Trigonometric functions (sine, cosine, tangent) are used to solve for unknown sides and angles in right-angled triangles. If 'x' represents an angle, inverse trigonometric functions are needed. If 'x' represents a side, direct application of the relevant trigonometric function is required.

Example Problem 6:

In a right-angled triangle, the hypotenuse is 10, and one angle is 30°. Find the length of the side opposite the 30° angle (x).

Solution:

We use the sine function:

sin(30°) = opposite/hypotenuse = x/10

sin(30°) = 0.5

0.5 = x/10

x = 5

Therefore, x = 5.

Advanced Techniques and Complex Scenarios

While the methods above cover a wide range of triangle problems, some scenarios might require more advanced techniques:

• Triangles within Triangles: Problems involving nested triangles often require breaking them down into simpler components, applying the properties discussed earlier to each smaller triangle.
• Using Coordinate Geometry: If triangle vertices are defined by coordinates, vector methods and distance formulas can be employed to find 'x'.
• Applying Area Formulas: Heron's formula or trigonometric area formulas can be utilized if the problem involves the triangle's area and 'x' is related to side lengths or angles.

Conclusion: Mastering the Art of Finding x in Triangles

Finding the value of 'x' in a triangle is a fundamental skill in geometry and mathematics.

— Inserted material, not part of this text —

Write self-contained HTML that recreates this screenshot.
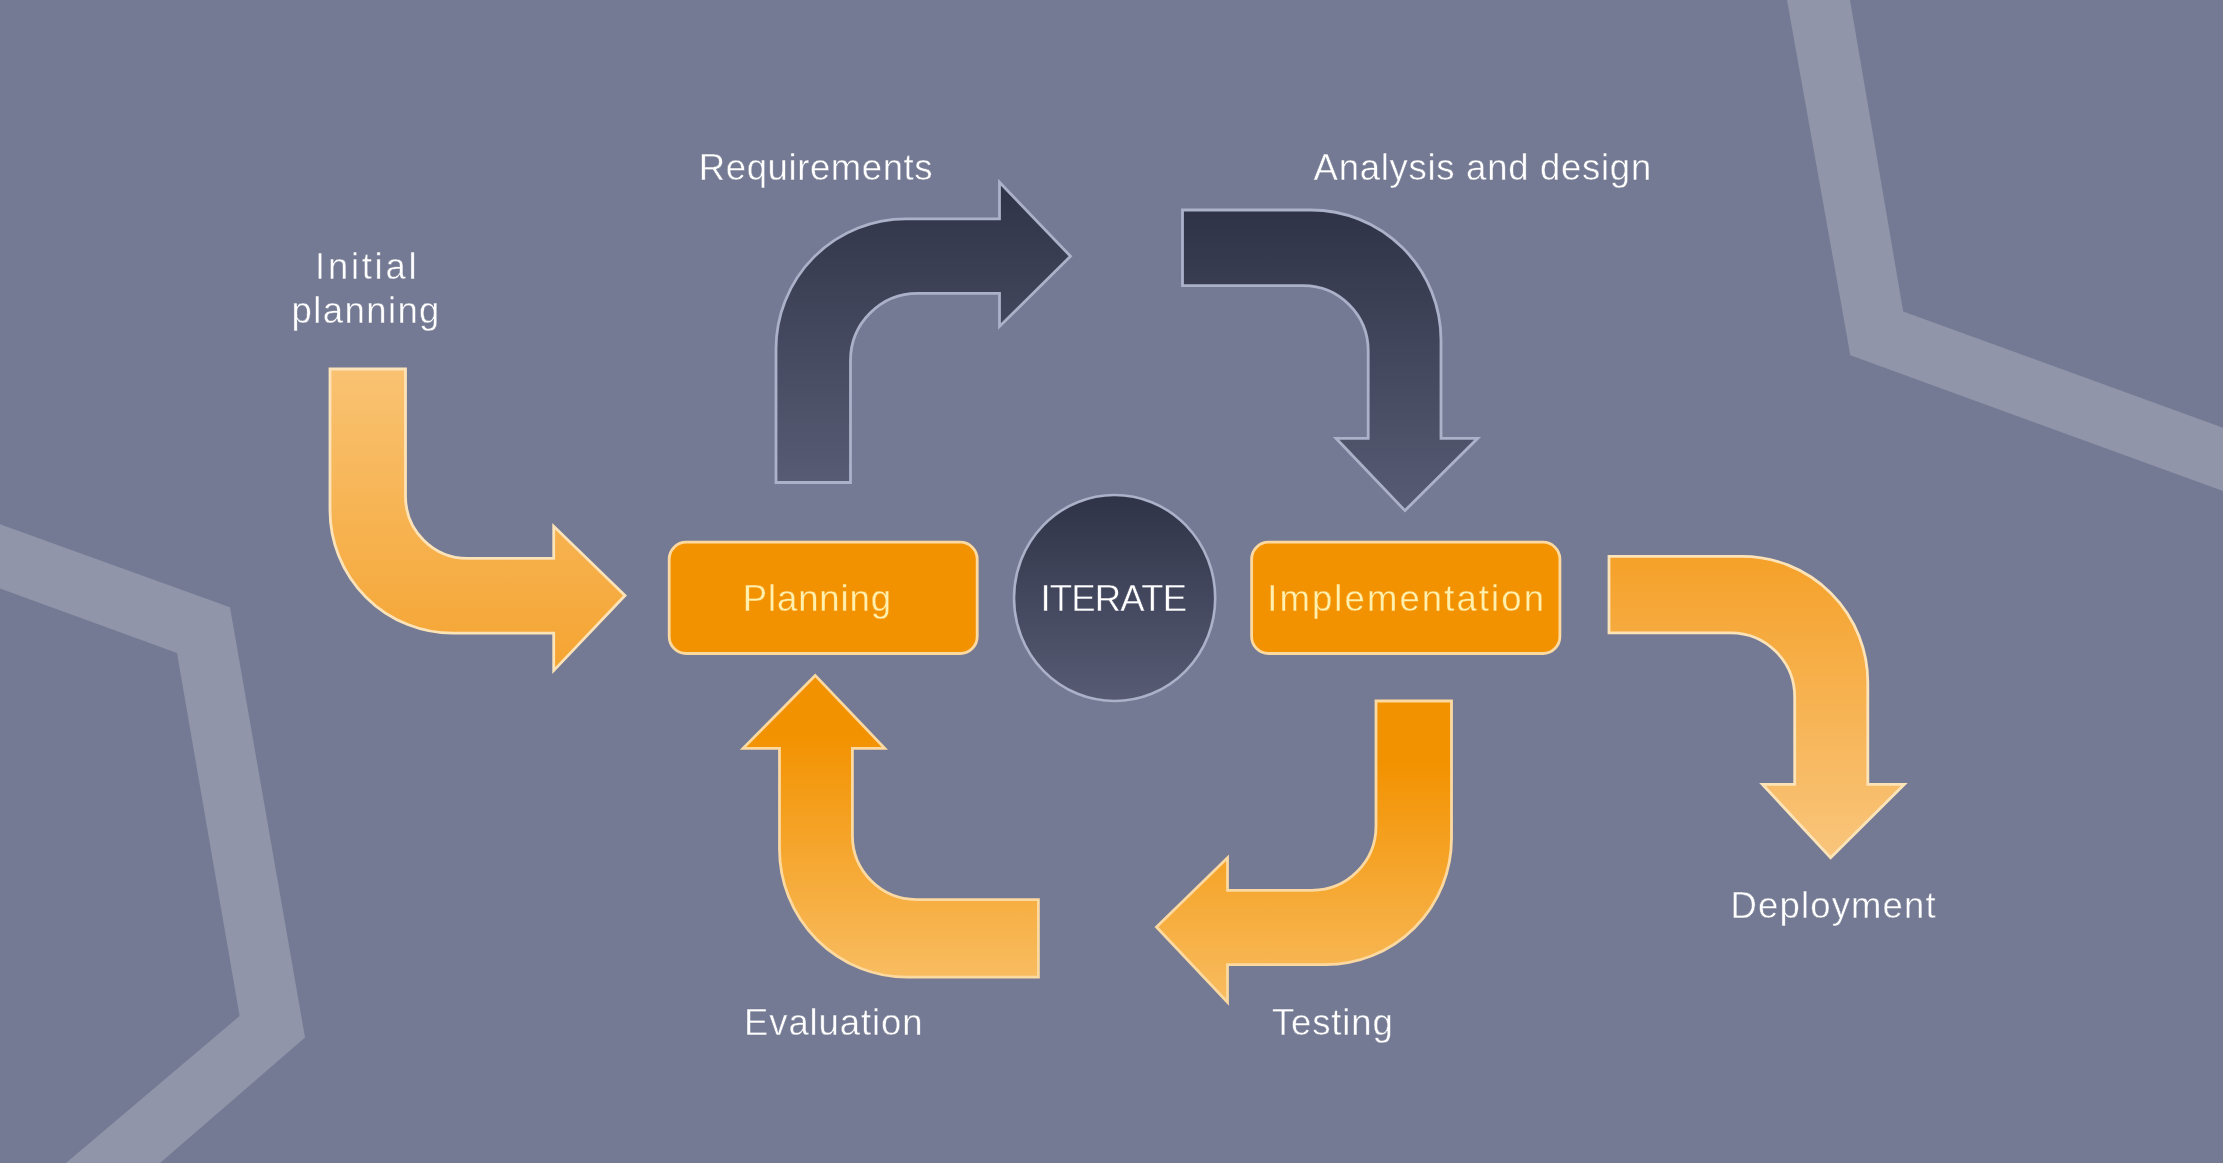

By understanding the basic properties of triangles, along with various problem-solving techniques, including utilizing angle relationships, side relationships, similar triangles, and trigonometry, you can confidently tackle a vast array of problems. Remember to always identify the type of triangle, select the appropriate method, and meticulously apply the relevant formulas and theorems. Practice is key; working through numerous examples will solidify your understanding and build your problem-solving skills. With persistent effort and a systematic approach, you'll master the art of finding 'x' in any triangle.